Pete Karuba, a 225-pound junior tackle for Gannon, was selected as a first-team player on the Associated Press All-Pennsylvania college football team. End A. Feeney and back Art "Arky" Arkelian received honorable mention.

===Schedule===

| Date | Opponent | Site | Result | Attendance | Source |
|---|---|---|---|---|---|
| September 25 | Alliance | Erie stadium; Erie, PA; | W 27–0 | 5,000 |  |
| October 6 | Defiance | Erie stadium; Erie, PA; | W 19–0 | 1,500 |  |
| October 16 | Mount St. Mary's | Erie stadium; Erie, PA; | W 25–0 |  |  |
| October 29 | at Slippery Rock | Slippery Rock, PA | W 15–0 |  |  |
| November 6 | Saint Francis (PA) | Erie stadium; Erie, PA; | W 27–0 | 3,500 |  |
| November 11 | Loras | Erie stadium; Erie, PA; | W 19–7 | 8,500 |  |
| November 18 | Ashland | Erie stadium; Erie, PA; | W 33–13 | 3,000 |  |
| November 24 | at Steubenville | Harding Stadium; Steubenville, OH; | W 19–0 | 400–800 |  |

==1950==

In their second year under head coach Louis J. Tullio, the Golden Knights compiled a 6–2 record and outscored opponents by a total of 222 to 119.

===Schedule===

| Date | Opponent | Site | Result | Attendance | Source |
|---|---|---|---|---|---|
| September 21 | Findlay | Erie stadium; Erie, PA; | W 34–2 |  |  |
| September 28 | Alma | Erie stadium; Erie, PA; | W 20–2 | 3,000 |  |
| October 6 | Wilmington (OH) | Erie stadium; Erie, PA; | W 34–20 |  |  |
| October 14 | at Scranton | Dunmore High School stadium; Dumore, PA; | L 7–34 | 6,000 |  |
| October 20 | Ashland | Erie stadium; Erie, PA; | W 56–12 |  |  |
| October 27 | Hillsdale | Erie stadium; Erie, PA; | W 27–14 |  |  |
| November 10 | Morris Harvey | Erie stadium; Erie, PA; | L 13–35 | 3,000 |  |
| November 17 | Adrian | Erie stadium; Erie, PA; | W 31–0 |  |  |
|  | Kings College |  | Cancelled due to weather |  |  |

==Termination of program==
On April 6, 1951, the Gannon board of control voted to discontinue the football program. The college's president, Joseph J. Werle, said at the time: "In our considered judgment, the financial resources of the college can be more wisely expended in enlarging student participation in a broad intramural athletic program. They can also be used to encourage activities more closely allied to our educational objectives." The press blamed the program's demise on "apathy of the fans at the turnstiles". An editorial in The Lake Shore Visitor-Register also attributed the decision to decreased enrollment due to students being inducted in the military due to the Korean War and noted: "Instead of waving banners in the stadium next fall football fans should wear mourning bands. Football is dead at Gannon."

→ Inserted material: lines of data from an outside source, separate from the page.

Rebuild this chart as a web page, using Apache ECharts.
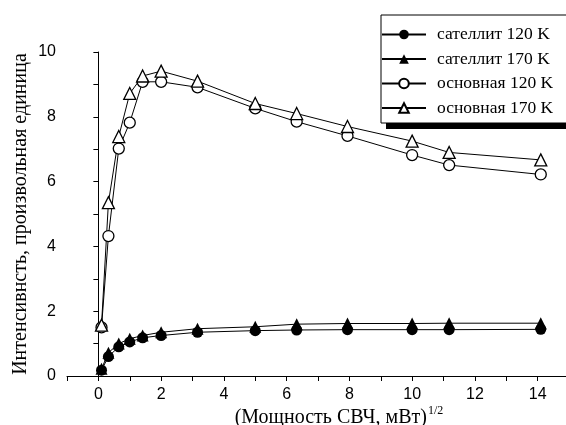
<!DOCTYPE html>
<html>
<head>
<meta charset="utf-8">
<script src="https://cdn.jsdelivr.net/npm/echarts@6/dist/echarts.min.js"></script>
<style>html,body{margin:0;padding:0;background:#fff}#c{width:566px;height:425px}</style>
</head>
<body>
<div id="c"></div>
<script>
const xValues = [0.1, 0.32, 0.65, 1.0, 1.41, 2.0, 3.16, 5.0, 6.32, 7.94, 10.0, 11.18, 14.1];
const sat120 = [0.18, 0.6, 0.9, 1.05, 1.18, 1.25, 1.35, 1.4, 1.42, 1.43, 1.43, 1.43, 1.44];
const sat170 = [0.22, 0.72, 1.0, 1.15, 1.25, 1.35, 1.46, 1.52, 1.6, 1.62, 1.62, 1.63, 1.63];
const main120 = [1.5, 4.32, 7.02, 7.82, 9.08, 9.08, 8.91, 8.26, 7.85, 7.41, 6.82, 6.51, 6.22];
const main170 = [1.57, 5.35, 7.39, 8.72, 9.26, 9.41, 9.1, 8.41, 8.1, 7.7, 7.25, 6.9, 6.67];
const seriesNames = ['сателлит 120 K', 'сателлит 170 K', 'основная 120 K', 'основная 170 K'];
const xTickLabels = [0, 2, 4, 6, 8, 10, 12, 14];
const yTickLabels = [0, 2, 4, 6, 8, 10];

const pair = ys => xValues.map((x, i) => [x, ys[i]]);
const mk = (name, ys, symbol, filled, size) => ({
  name, type: 'line', data: pair(ys), symbol, symbolSize: size,
  lineStyle: { color: '#000', width: 1 },
  itemStyle: { color: filled ? '#000' : '#fff', borderColor: '#000', borderWidth: filled ? 0 : 1.3 },
  emphasis: { disabled: true }, animation: false
});

const chart = echarts.init(document.getElementById('c'), null, { renderer: 'canvas' });
chart.setOption({
  backgroundColor: '#fff',
  animation: false,
  grid: { left: 67, top: 52, width: 502, height: 324, containLabel: false, outerBoundsMode: 'none' },
  graphic: [{
    type: 'rect', z: 0, silent: true,
    shape: { x: 386, y: 22, width: 220, height: 107 },
    style: { fill: '#000' }
  }],
  legend: {
    z: 10,
    left: 381, top: 15, orient: 'vertical',
    data: seriesNames,
    itemWidth: 44, itemHeight: 12, itemGap: 6.5,
    padding: [10.5, 40, 6, 0],
    borderColor: '#000', borderWidth: 1, backgroundColor: '#fff',
    textStyle: { fontFamily: 'Liberation Serif', fontSize: 17.5, color: '#000', lineHeight: 18, padding: [0, 0, 0, 6] }
  },
  xAxis: {
    type: 'value', min: -1, max: 15, interval: 1,
    axisLine: { show: true, lineStyle: { color: '#000', width: 1 } },
    axisTick: { show: true, length: 5, lineStyle: { color: '#000' } },
    splitLine: { show: false },
    axisLabel: {
      margin: 11, color: '#000', fontFamily: 'Liberation Sans', fontSize: 16,
      showMinLabel: true, showMaxLabel: true,
      formatter: v => xTickLabels.includes(v) ? String(v) : ''
    },
    name: '(Мощность СВЧ, мВт){sup|1/2}',
    nameLocation: 'middle', nameGap: 29, nameMoveOverlap: false,
    nameTextStyle: {
      fontFamily: 'Liberation Serif', fontSize: 20, color: '#000', padding: [0, 0, 0, 42],
      rich: { sup: { fontFamily: 'Liberation Serif', fontSize: 12, color: '#000', verticalAlign: 'top', padding: [0, 0, 14, 1] } }
    }
  },
  yAxis: {
    type: 'value', min: 0, max: 10, interval: 1,
    axisLine: { show: true, lineStyle: { color: '#000', width: 1 } },
    axisTick: { show: true, length: 5, lineStyle: { color: '#000' } },
    splitLine: { show: false },
    axisLabel: {
      margin: 11, color: '#000', fontFamily: 'Liberation Sans', fontSize: 16,
      formatter: v => yTickLabels.includes(v) ? String(v) : ''
    },
    name: 'Интенсивнсть, произвольная единица',
    nameLocation: 'middle', nameGap: 36, nameMoveOverlap: false,
    nameTextStyle: { fontFamily: 'Liberation Serif', fontSize: 20, color: '#000' }
  },
  series: [
    mk(seriesNames[0], sat120, 'circle', true, 11),
    mk(seriesNames[1], sat170, 'triangle', true, 12),
    mk(seriesNames[2], main120, 'circle', false, 11),
    mk(seriesNames[3], main170, 'triangle', false, 12)
  ]
});
</script>
</body>
</html>
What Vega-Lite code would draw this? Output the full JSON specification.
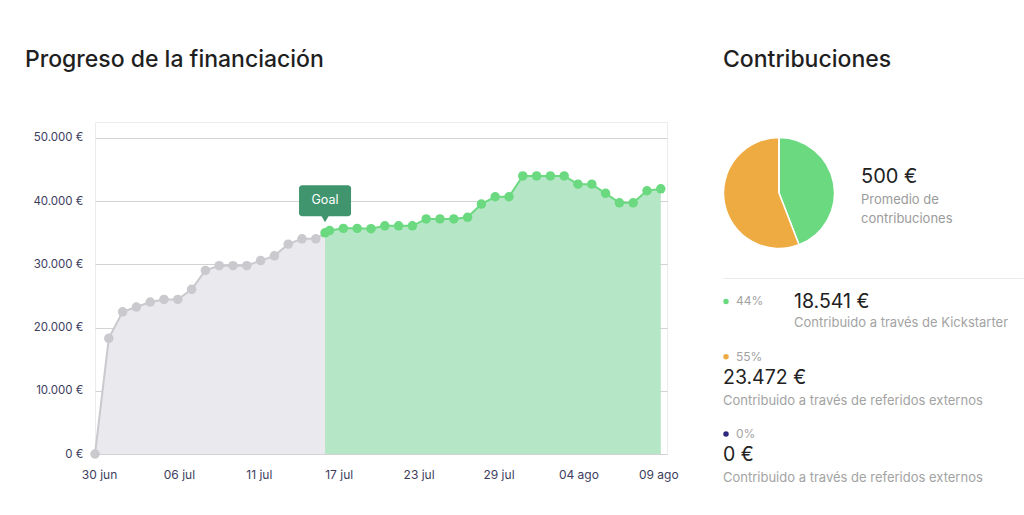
{
  "$schema": "https://vega.github.io/schema/vega-lite/v6.json",
  "background": "white",
  "padding": {"left": 24, "top": 48, "right": 0, "bottom": 0},
  "config": {
    "font": "Inter",
    "view": {"stroke": "#ececec"},
    "title": {"anchor": "start", "frame": "group", "fontSize": 23, "fontWeight": 500, "color": "#1f1f1f", "baseline": "alphabetic", "offset": 50, "font": "Inter"}
  },
  "datasets": {
    "progreso": [
      {"dia": 0, "importe": 0},
      {"dia": 1, "importe": 18300},
      {"dia": 2, "importe": 22500},
      {"dia": 3, "importe": 23250},
      {"dia": 4, "importe": 24050},
      {"dia": 5, "importe": 24450},
      {"dia": 6, "importe": 24450},
      {"dia": 7, "importe": 26050},
      {"dia": 8, "importe": 29050},
      {"dia": 9, "importe": 29800},
      {"dia": 10, "importe": 29800},
      {"dia": 11, "importe": 29800},
      {"dia": 12, "importe": 30600},
      {"dia": 13, "importe": 31350},
      {"dia": 14, "importe": 33200},
      {"dia": 15, "importe": 34050},
      {"dia": 16, "importe": 34050},
      {"dia": 16.67, "importe": 35000},
      {"dia": 17, "importe": 35350},
      {"dia": 18, "importe": 35700},
      {"dia": 19, "importe": 35700},
      {"dia": 20, "importe": 35650},
      {"dia": 21, "importe": 36100},
      {"dia": 22, "importe": 36100},
      {"dia": 23, "importe": 36100},
      {"dia": 24, "importe": 37200},
      {"dia": 25, "importe": 37200},
      {"dia": 26, "importe": 37200},
      {"dia": 27, "importe": 37450},
      {"dia": 28, "importe": 39550},
      {"dia": 29, "importe": 40700},
      {"dia": 30, "importe": 40700},
      {"dia": 31, "importe": 44000},
      {"dia": 32, "importe": 44000},
      {"dia": 33, "importe": 44000},
      {"dia": 34, "importe": 44000},
      {"dia": 35, "importe": 42700},
      {"dia": 36, "importe": 42700},
      {"dia": 37, "importe": 41250},
      {"dia": 38, "importe": 39750},
      {"dia": 39, "importe": 39750},
      {"dia": 40, "importe": 41650},
      {"dia": 41, "importe": 41950}
    ],
    "meta": [
      {"dia": 16.67, "importe": 35000, "etiqueta": "Goal"}
    ],
    "contribuciones": [
      {"id": "kickstarter", "importe": 18541, "pct": "44%", "importe_txt": "18.541 €", "descripcion": "Contribuido a través de Kickstarter"},
      {"id": "externos", "importe": 23472, "pct": "55%", "importe_txt": "23.472 €", "descripcion": "Contribuido a través de referidos externos"},
      {"id": "otros", "importe": 0, "pct": "0%", "importe_txt": "0 €", "descripcion": "Contribuido a través de referidos externos"}
    ],
    "resumen": [
      {"promedio": "500 €", "etiqueta": ["Promedio de", "contribuciones"]}
    ]
  },
  "hconcat": [
    {
      "width": 572,
      "height": 332,
      "title": {"text": "Progreso de la financiación", "dx": -70},
      "encoding": {
        "x": {
          "field": "dia", "type": "quantitative",
          "scale": {"domain": [0, 41.45], "nice": false, "zero": false},
          "axis": {
            "values": [0.29, 6.08, 11.87, 17.66, 23.45, 29.24, 35.03, 40.82],
            "labelExpr": "['30 jun','06 jul','11 jul','17 jul','23 jul','29 jul','04 ago','09 ago'][round((datum.value - 0.29) / 5.79)]",
            "title": null, "grid": false, "domain": false, "ticks": false,
            "labelPadding": 15, "labelFontSize": 12, "labelColor": "#3d3d5e", "labelFont": "Inter"
          }
        },
        "y": {
          "field": "importe", "type": "quantitative",
          "scale": {"domain": [0, 52530], "nice": false},
          "axis": {
            "values": [0, 10000, 20000, 30000, 40000, 50000],
            "labelExpr": "replace(format(datum.value, ','), ',', '.') + ' €'",
            "title": null, "grid": true, "gridColor": "#d2d2d2", "domain": false, "ticks": false,
            "labelPadding": 12, "labelFontSize": 11.5, "labelColor": "#3d3d5e", "labelFont": "Inter"
          }
        }
      },
      "layer": [
        {
          "data": {"name": "progreso"},
          "transform": [{"filter": "datum.dia <= 16.67"}],
          "mark": {"type": "area", "color": "#e9e9ee", "opacity": 1}
        },
        {
          "data": {"name": "progreso"},
          "transform": [{"filter": "datum.dia >= 16.67"}],
          "mark": {"type": "area", "color": "#b5e6c6", "opacity": 1}
        },
        {
          "data": {"name": "progreso"},
          "transform": [{"filter": "datum.dia <= 16.67"}],
          "mark": {"type": "line", "color": "#c9c9ce", "strokeWidth": 2}
        },
        {
          "data": {"name": "progreso"},
          "transform": [{"filter": "datum.dia >= 16.67"}],
          "mark": {"type": "line", "color": "#6bd980", "strokeWidth": 2}
        },
        {
          "data": {"name": "progreso"},
          "mark": {"type": "circle", "size": 90, "opacity": 1},
          "encoding": {
            "color": {"condition": {"test": "datum.dia >= 16.67", "value": "#6bd980"}, "value": "#c9c9ce"}
          }
        },
        {
          "data": {"name": "meta"},
          "mark": {"type": "rect", "width": 52, "height": 31, "cornerRadius": 3, "color": "#40956f"},
          "encoding": {"yOffset": {"value": -32}}
        },
        {
          "data": {"name": "meta"},
          "mark": {"type": "point", "shape": "triangle-down", "size": 60, "filled": true, "opacity": 1, "color": "#40956f"},
          "encoding": {"yOffset": {"value": -14}}
        },
        {
          "data": {"name": "meta"},
          "mark": {"type": "text", "color": "white", "fontSize": 12.5, "baseline": "middle", "align": "center"},
          "encoding": {"text": {"field": "etiqueta"}, "yOffset": {"value": -33}}
        }
      ]
    },
    {
      "vconcat": [
        {
          "width": 112,
          "height": 142,
          "view": {"stroke": null},
          "title": {"text": "Contribuciones"},
          "layer": [
            {
              "data": {"name": "contribuciones"},
              "mark": {"type": "arc", "outerRadius": 55.5, "stroke": "white", "strokeWidth": 1.5},
              "encoding": {
                "theta": {"field": "importe", "type": "quantitative", "stack": true},
                "color": {"field": "id", "type": "nominal", "scale": {"domain": ["kickstarter", "externos", "otros"], "range": ["#6bd980", "#eeab42", "#2d2a7e"]}, "legend": null},
                "order": {"field": "id", "sort": "descending"}
              }
            },
            {
              "data": {"name": "resumen"},
              "mark": {"type": "text", "align": "left", "baseline": "alphabetic", "dx": 82, "dy": -10, "fontSize": 20, "color": "#222222"},
              "encoding": {"text": {"field": "promedio"}}
            },
            {
              "data": {"name": "resumen"},
              "mark": {"type": "text", "align": "left", "baseline": "alphabetic", "dx": 82, "dy": 11, "fontSize": 13, "lineHeight": 19, "color": "#9b9b9b"},
              "encoding": {"text": {"field": "etiqueta"}}
            }
          ]
        },
        {
          "width": 300,
          "height": 210,
          "data": {"name": "contribuciones"},
          "view": {"stroke": "#eeeae8", "strokeDash": [300, 2000], "strokeWidth": 1},
          "encoding": {
            "y": {"field": "id", "type": "nominal", "scale": {"type": "point", "domain": ["kickstarter", "externos", "otros"], "range": [1.4, 156], "padding": 0}, "axis": null},
            "color": {"field": "id", "type": "nominal", "scale": {"domain": ["kickstarter", "externos", "otros"], "range": ["#6bd980", "#eeab42", "#2d2a7e"]}, "legend": null}
          },
          "layer": [
            {
              "transform": [{"filter": "datum.id !== 'kickstarter'"}],
              "layer": [
                {
                  "mark": {"type": "circle", "size": 30, "opacity": 1},
                  "encoding": {"xOffset": {"value": -147}}
                },
                {
                  "mark": {"type": "text", "align": "left", "baseline": "middle", "dx": -137, "fontSize": 12, "color": "#a3a3a3"},
                  "encoding": {"text": {"field": "pct"}, "color": {"value": "#a3a3a3"}}
                },
                {
                  "mark": {"type": "text", "align": "left", "baseline": "alphabetic", "dx": -150, "dy": 27, "fontSize": 19.5, "color": "#222222"},
                  "encoding": {"text": {"field": "importe_txt"}, "color": {"value": "#222222"}}
                },
                {
                  "mark": {"type": "text", "align": "left", "baseline": "alphabetic", "dx": -150, "dy": 48, "fontSize": 13, "color": "#a3a3a3"},
                  "encoding": {"text": {"field": "descripcion"}, "color": {"value": "#a3a3a3"}}
                }
              ]
            },
            {
              "transform": [{"filter": "datum.id === 'kickstarter'"}],
              "layer": [
                {
                  "mark": {"type": "circle", "size": 30, "opacity": 1},
                  "encoding": {"xOffset": {"value": -147}, "yOffset": {"value": 22}}
                },
                {
                  "mark": {"type": "text", "align": "left", "baseline": "middle", "dx": -137, "dy": 22, "fontSize": 12, "color": "#a3a3a3"},
                  "encoding": {"text": {"field": "pct"}, "color": {"value": "#a3a3a3"}}
                },
                {
                  "mark": {"type": "text", "align": "left", "baseline": "alphabetic", "dx": -79, "dy": 28.3, "fontSize": 19.5, "color": "#222222"},
                  "encoding": {"text": {"field": "importe_txt"}, "color": {"value": "#222222"}}
                },
                {
                  "mark": {"type": "text", "align": "left", "baseline": "alphabetic", "dx": -79, "dy": 48, "fontSize": 13, "color": "#a3a3a3"},
                  "encoding": {"text": {"field": "descripcion"}, "color": {"value": "#a3a3a3"}}
                }
              ]
            }
          ]
        }
      ],
      "spacing": 13
    }
  ],
  "spacing": 41
}
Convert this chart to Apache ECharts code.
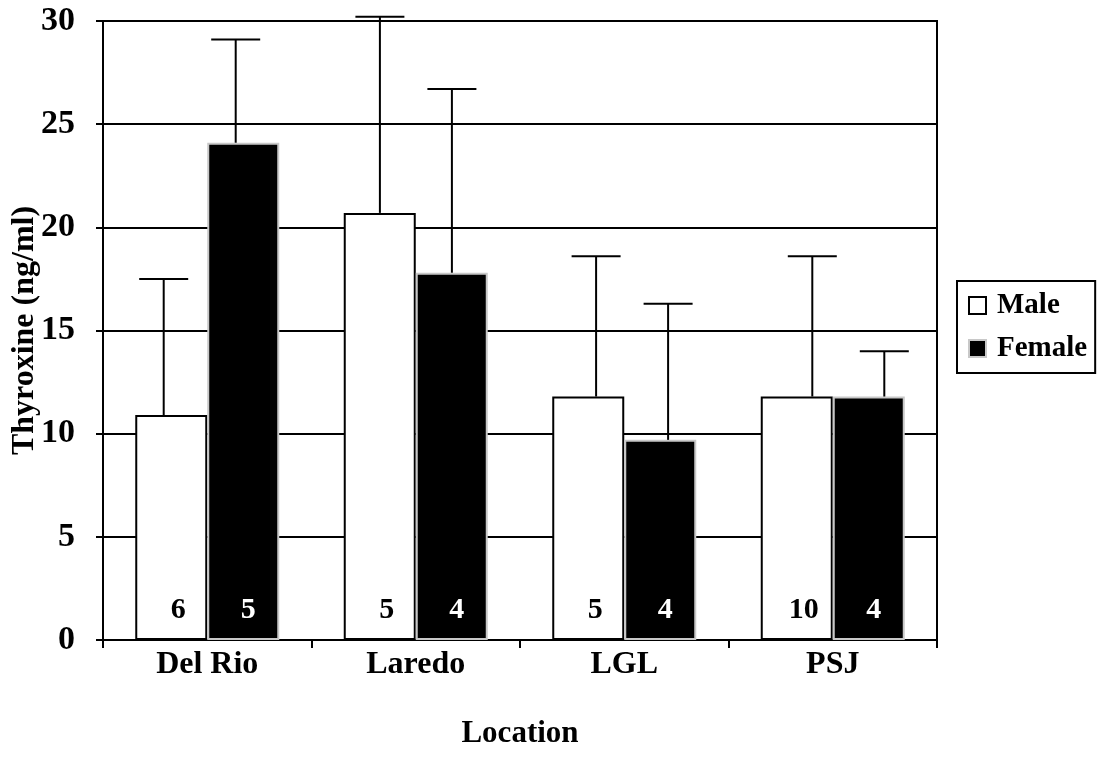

Gannon's decision was part of a trend among Catholic colleges in 1950 and 1951 to drop intercollegiate football. Other Catholic colleges making the same decision included Georgetown (discontinued in 1951), Canisius (discontinued in 1950), Duquesne (discontinued in 1951), Niagara (discontinued in 1951), Steubenville, and Saint Mary's (discontinued in 1951). The San Francisco Dons and Loyola Lions also discontinued their football program after the 1951 season, as did the Santa Clara Broncos after the 1952 season.

For the 1951 season, nine of Gannon's football players transferred to Western Reserve University and joined the football team there. Despite terminating the football program, Gannon retained coach Tullio as athletic director and auditorium manager. He also served as the school's golf and basketball coach. Tullio later served six terms as Mayor of Erie from 1966 to 1989.

After the 1950 season, Gannon did not field a college football team for the next 38 years, until 1989.